Simple Domains

You create domains using the CREATE DOMAIN statement.

The following statement creates a data type named street_address, which is a 35-character string:

CREATE DOMAIN street_address CHAR( 35 )

You can use CREATE DATATYPE as an alternative to CREATE DOMAIN, but this is not recommended, as CREATE DOMAIN is the syntax used in the ISO/ANSI SQL standard.

Requires CREATE DATATYPE system privlege. Once a data type is created, the user ID that executed the CREATE DOMAIN statement is the owner of that data type. Any user can use the data type, and unlike other database objects, the owner name is never used to prefix the data type name.

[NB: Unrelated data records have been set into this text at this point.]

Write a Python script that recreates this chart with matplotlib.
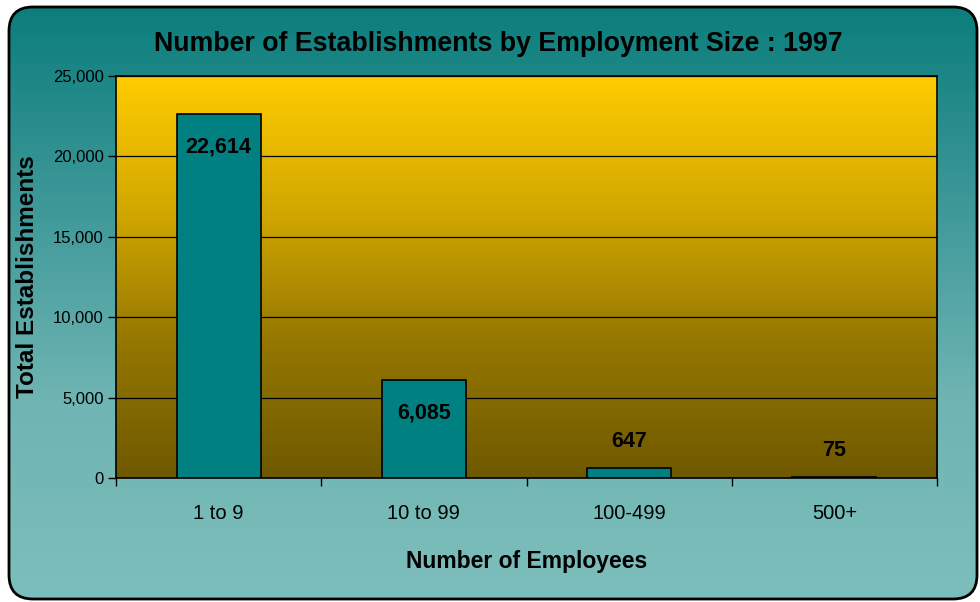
import matplotlib
matplotlib.use("Agg")
import matplotlib.pyplot as plt
import numpy as np
from matplotlib.patches import FancyBboxPatch
from matplotlib.colors import LinearSegmentedColormap
from matplotlib.ticker import FuncFormatter

plt.rcParams['font.family'] = ['Liberation Sans', 'DejaVu Sans']

categories = ["1 to 9", "10 to 99", "100-499", "500+"]
establishments = [22614, 6085, 647, 75]
yticks = [0, 5000, 10000, 15000, 20000, 25000]

fig = plt.figure(figsize=(9.8, 6.02), dpi=100)
fig.patch.set_facecolor("white")

# rounded teal panel behind everything
bg = fig.add_axes([0, 0, 1, 1], zorder=0)
bg.set_xlim(0, 980)
bg.set_ylim(602, 0)
bg.axis("off")
panel = FancyBboxPatch((9, 7), 968, 592, boxstyle="round,pad=0,rounding_size=24",
                       facecolor="none", edgecolor="black", linewidth=2, zorder=3)
bg.add_patch(panel)
teal = LinearSegmentedColormap.from_list("teal", ["#0b7e7c", "#3e9898", "#6fb5b3", "#7cbebb"])
grad = np.linspace(0, 1, 256).reshape(-1, 1)
im = bg.imshow(grad, cmap=teal, extent=[9, 977, 599, 7], aspect="auto", zorder=1)
im.set_clip_path(panel)

ax = fig.add_axes([116 / 980, 1 - 478 / 602, 821 / 980, 402 / 602], zorder=2)
gold = LinearSegmentedColormap.from_list("gold", ["#ffcc00", "#d2a800", "#947600", "#6f5900"])
ax.imshow(grad, cmap=gold, extent=[-0.5, 3.5, 0, 25000], aspect="auto", zorder=0)

x = np.arange(len(categories))
bars = ax.bar(x, establishments, width=0.41, color="#008080", edgecolor="black",
              linewidth=1.2, zorder=3)

for b, v in zip(bars, establishments):
    lab = f"{v:,}"
    cx = b.get_x() + b.get_width() / 2
    dy = -23.5 if v > 3000 else 19
    ax.annotate(lab, (cx, v), xytext=(0, dy), textcoords="offset points",
                ha="center", va="center", fontsize=15.5, fontweight="bold", zorder=4)

ax.set_xlim(-0.5, 3.5)
ax.set_ylim(0, 25000)
ax.set_yticks(yticks)
ax.yaxis.set_major_formatter(FuncFormatter(lambda v, p: f"{int(v):,}"))
ax.grid(axis="y", color="black", linewidth=0.9, zorder=1)
ax.set_axisbelow(True)
ax.set_xticks(x)
ax.set_xticklabels(categories, fontsize=14.5)
ax.set_xticks(np.arange(-0.5, 4, 1), minor=True)
ax.tick_params(axis="x", which="major", length=0, pad=19)
ax.tick_params(axis="x", which="minor", length=6, width=1, direction="out")
ax.tick_params(axis="y", length=6, width=1, direction="out", labelsize=12, pad=3)
for s in ax.spines.values():
    s.set_linewidth(1.2)

ax.set_ylabel("Total Establishments", fontsize=17.5, fontweight="bold")
ax.yaxis.set_label_coords(-77 / 821, 0.5)
ax.set_xlabel("Number of Employees", fontsize=16.5, fontweight="bold")
ax.xaxis.set_label_coords(0.5, -72 / 402)
fig.text(498 / 980, 1 - 44 / 602, "Number of Establishments by Employment Size : 1997",
         ha="center", va="center", fontsize=19.3, fontweight="bold")

fig.savefig("out.png", dpi=100)
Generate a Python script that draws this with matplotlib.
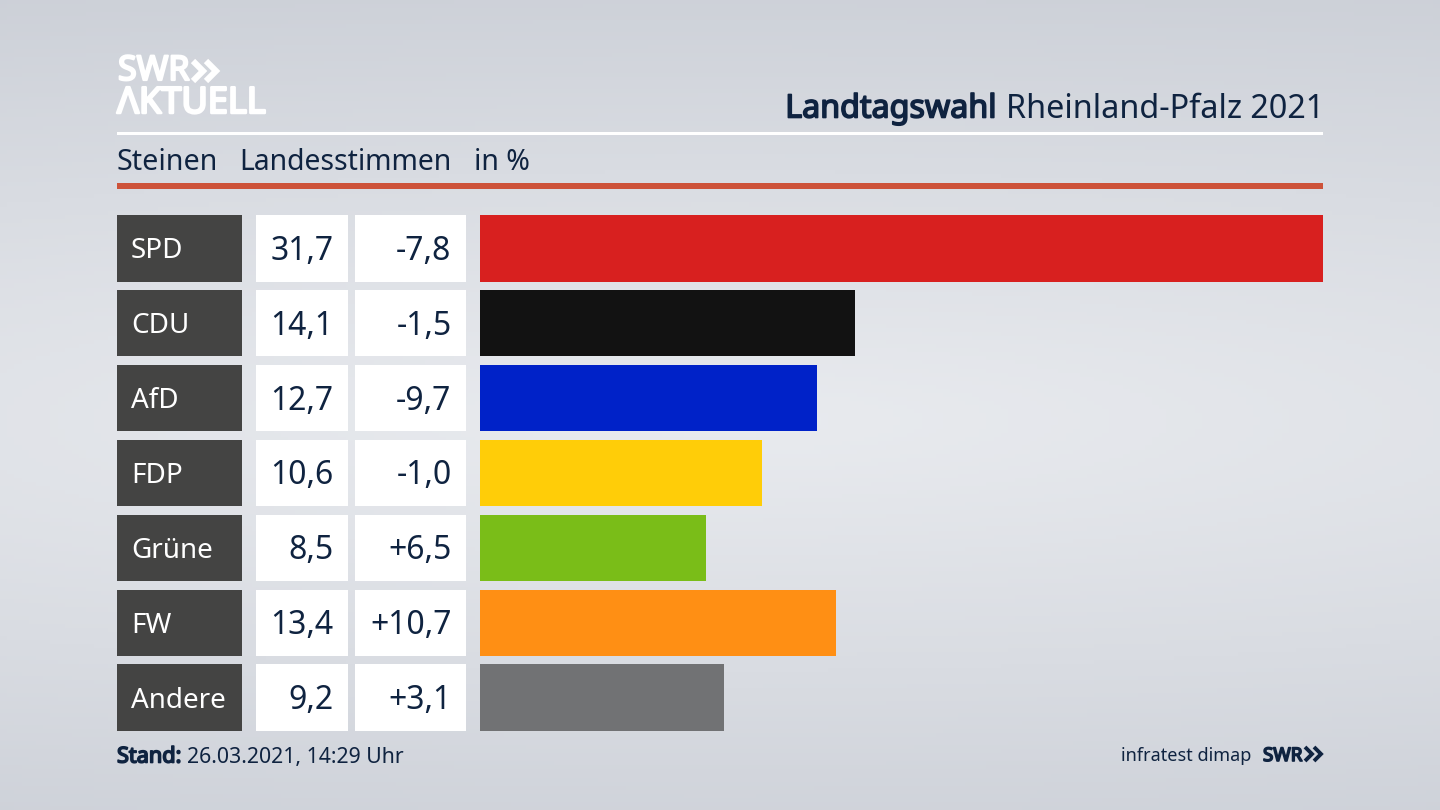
import matplotlib
matplotlib.use("Agg")
import matplotlib.pyplot as plt
import matplotlib.patheffects as pe
import numpy as np
from matplotlib.patches import Rectangle

parties = ["SPD", "CDU", "AfD", "FDP", "Grüne", "FW", "Andere"]
shares = [31.7, 14.1, 12.7, 10.6, 8.5, 13.4, 9.2]
changes = [-7.8, -1.5, -9.7, -1.0, 6.5, 10.7, 3.1]
colors = ["#d8201f", "#121212", "#0022c8", "#ffcd08", "#7abd18", "#ff8f14", "#717274"]

navy = "#0f2340"
plt.rcParams["font.family"] = ["Noto Sans", "DejaVu Sans"]


def fmt(v, sign=False):
    s = f"{v:+.1f}" if sign else f"{v:.1f}"
    return s.replace(".", ",")


def fat(color, w):
    # the bold cut is not picked up, so thicken the regular one
    return [pe.withStroke(linewidth=w, foreground=color)]


fig = plt.figure(figsize=(14.4, 8.1), dpi=100)

# background, lighter band through the middle
bg = fig.add_axes([0, 0, 1, 1])
yy, xx = np.mgrid[0:1:200j, 0:1:200j]
dist = np.sqrt(((yy - 0.52) / 0.62) ** 2 + ((xx - 0.5) / 2.0) ** 2)
bg.imshow(np.clip(dist, 0, 1), cmap=matplotlib.colors.LinearSegmentedColormap.from_list(
    "bg", ["#e9ebef", "#c9cdd5"]), extent=(0, 1440, 810, 0), aspect="auto", vmin=0, vmax=1)
bg.set_xlim(0, 1440)
bg.set_ylim(810, 0)
bg.axis("off")

# header
bg.text(118, 71, "SWR", color="white", fontsize=24.5, va="center", ha="left", path_effects=fat("white", 1.6))
for x0 in (193, 206):
    bg.plot([x0, x0 + 10, x0], [61, 71, 81], color="white", lw=4.4, solid_joinstyle="miter", solid_capstyle="butt")
bg.text(117, 104, "ΛKTUELL", color="white", fontsize=26, va="center", ha="left", path_effects=fat("white", 1.8))

t = bg.text(1324, 109, "Rheinland-Pfalz 2021", color=navy, fontsize=23.3, va="center", ha="right")
fig.canvas.draw()
x_left = t.get_window_extent().x0
bg.text(x_left - 9, 109, "Landtagswahl", color=navy, fontsize=23.2, va="center", ha="right",
        path_effects=fat(navy, 1.2))

bg.add_patch(Rectangle((117, 132), 1206, 3, color="white", lw=0))
bg.add_patch(Rectangle((117, 183), 1206, 6, color="#cd5239", lw=0))
bg.text(117, 163, "Steinen", color=navy, fontsize=20.6, va="center", ha="left")
bg.text(239.5, 163, "Landesstimmen", color=navy, fontsize=20.4, va="center", ha="left")
bg.text(474, 163, "in %", color=navy, fontsize=20.5, va="center", ha="left")

# table part left of the bars
row_top = 215
row_pitch = 74.9
row_h = 66.5
for i, p in enumerate(parties):
    y = row_top + i * row_pitch
    bg.add_patch(Rectangle((117, y), 125, row_h, color="#444443", lw=0))
    bg.add_patch(Rectangle((256, y), 92, row_h, color="white", lw=0))
    bg.add_patch(Rectangle((355, y), 111, row_h, color="white", lw=0))
    bg.text(131, y + row_h / 2 + 3, p, color="white", fontsize=20, va="center", ha="left")
    bg.text(333.5, y + row_h / 2 + 3, fmt(shares[i]), color=navy, fontsize=23, va="center", ha="right")
    bg.text(451.5, y + row_h / 2 + 3, fmt(changes[i], True), color=navy, fontsize=23, va="center", ha="right")

# bars
ax = fig.add_axes([479.5 / 1440, 1 - 730.9 / 810, 843.5 / 1440, 515.9 / 810])
ax.barh(range(len(parties)), shares, height=row_h / row_pitch, color=colors)
ax.set_xlim(0, max(shares))
ax.set_ylim(len(parties) - 1 + row_h / row_pitch / 2, -row_h / row_pitch / 2)
ax.axis("off")

# footer
s = bg.text(117, 757, "Stand:", color=navy, fontsize=15.6, va="center", ha="left", path_effects=fat(navy, 1.2))
bg.text(187, 757, "26.03.2021, 14:29 Uhr", color=navy, fontsize=15.3, va="center", ha="left")
bg.text(1251, 756, "infratest dimap", color=navy, fontsize=13, va="center", ha="right")
bg.text(1263, 756, "SWR", color=navy, fontsize=13.5, va="center", ha="left", path_effects=fat(navy, 1.2))
for x0 in (1305, 1314):
    bg.plot([x0, x0 + 7, x0], [747, 754, 761], color=navy, lw=2.8, solid_joinstyle="miter", solid_capstyle="butt")

fig.savefig("out.png", dpi=100)
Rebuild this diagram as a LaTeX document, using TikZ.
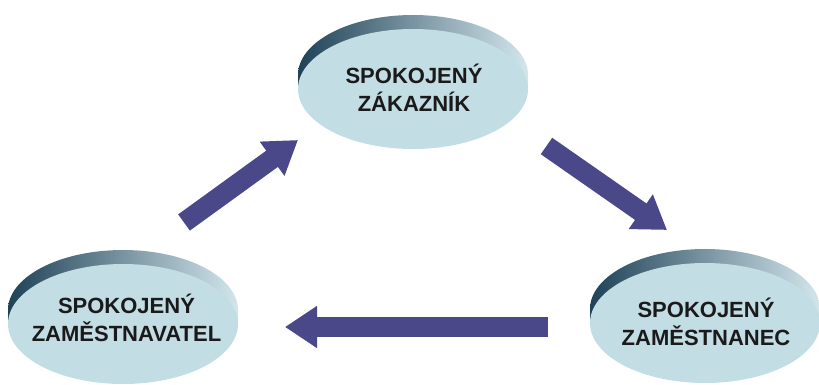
\documentclass[tikz,border=0pt]{standalone}
\usepackage{fontspec}
\setmainfont{Liberation Sans}
\usetikzlibrary{arrows.meta}
\definecolor{facecol}{HTML}{C3DDE5}
\definecolor{rimdark}{HTML}{1F4257}
\definecolor{rimmid}{HTML}{8FAFBF}
\definecolor{rimlight}{HTML}{D3E6EC}
\definecolor{arrowcol}{HTML}{4A4888}
\definecolor{txtcol}{HTML}{1A1A1A}
\tikzset{
  lbl/.style={align=center, text=txtcol, inner sep=0pt,
    font=\fontsize{22}{28}\selectfont\bfseries},
  fatarrow/.style={draw=arrowcol, line width=20pt,
    -{Triangle[length=32pt,width=40pt]}},
  rim/.style={left color=rimdark, middle color=rimmid, right color=rimlight},
  face/.style={fill=facecol}
}
\newcommand{\disc}[2]{%
  \shade[rim] (#1,#2-14) ellipse [x radius=115pt, y radius=60pt]
     (#1-115,#2-14) rectangle (#1+115,#2);
  \fill[face] (#1,#2) ellipse [x radius=115pt, y radius=60pt];
}
\begin{document}
\begin{tikzpicture}[x=1pt,y=-1pt]
\useasboundingbox (0,0) rectangle (819,385);
\disc{413}{89}
\disc{123}{324}
\disc{705}{323}
\node[lbl] (zak) at (414,87.6) {SPOKOJENÝ\\ZÁKAZNÍK};
\node[lbl] (zvl) at (126.5,317.6) {SPOKOJENÝ\\ZAMĚSTNAVATEL};
\node[lbl] (zec) at (706,321.6) {SPOKOJENÝ\\ZAMĚSTNANEC};
\coordinate (a1s) at (184,222.5);
\coordinate (a1e) at (298,140);
\coordinate (a2s) at (546.5,146);
\coordinate (a2e) at (667,230);
\coordinate (a3s) at (548,327);
\coordinate (a3e) at (285,327);
\draw[fatarrow] (a1s) -- (a1e);
\draw[fatarrow] (a2s) -- (a2e);
\draw[fatarrow] (a3s) -- (a3e);
\end{tikzpicture}
\end{document}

The street_address data type may be used in exactly the same way as any other data type when defining columns. For example, the following table with two columns has the second column as a street_address column:

CREATE TABLE twocol (id INT,
street street_address)

Owners or DBAs can drop domains by issuing a COMMIT and then using the DROP DOMAIN statement:

DROP DOMAIN street_address

You can carry out this statement only if no tables in the database are using data type.

Constraints and Defaults with User-Defined Data Types

Many of the attributes associated with columns, such as allowing NULL values, having a DEFAULT value, and so on, can be built into a user-defined data type. Any column that is defined on the data type automatically inherits the NULL setting, CHECK condition, and DEFAULT values. This allows uniformity to be built into columns with a similar meaning throughout a database.

For example, many primary key columns in the demo database are integer columns holding ID numbers. The following statement creates a data type that may be useful for such columns:

CREATE DOMAIN id INT
NOT NULL
DEFAULT AUTOINCREMENT
CHECK( @col > 0 )

Any column created using the data type id is not allowed to hold NULLs, defaults to an autoincremented value, and must hold a positive number. Any identifier could be used instead of col in the @col variable.

The attributes of the data type can be overridden if needed by explicitly providing attributes for the column. A column created on data type id with NULL values explicitly allowed does allow NULLs, regardless of the setting in the id data type.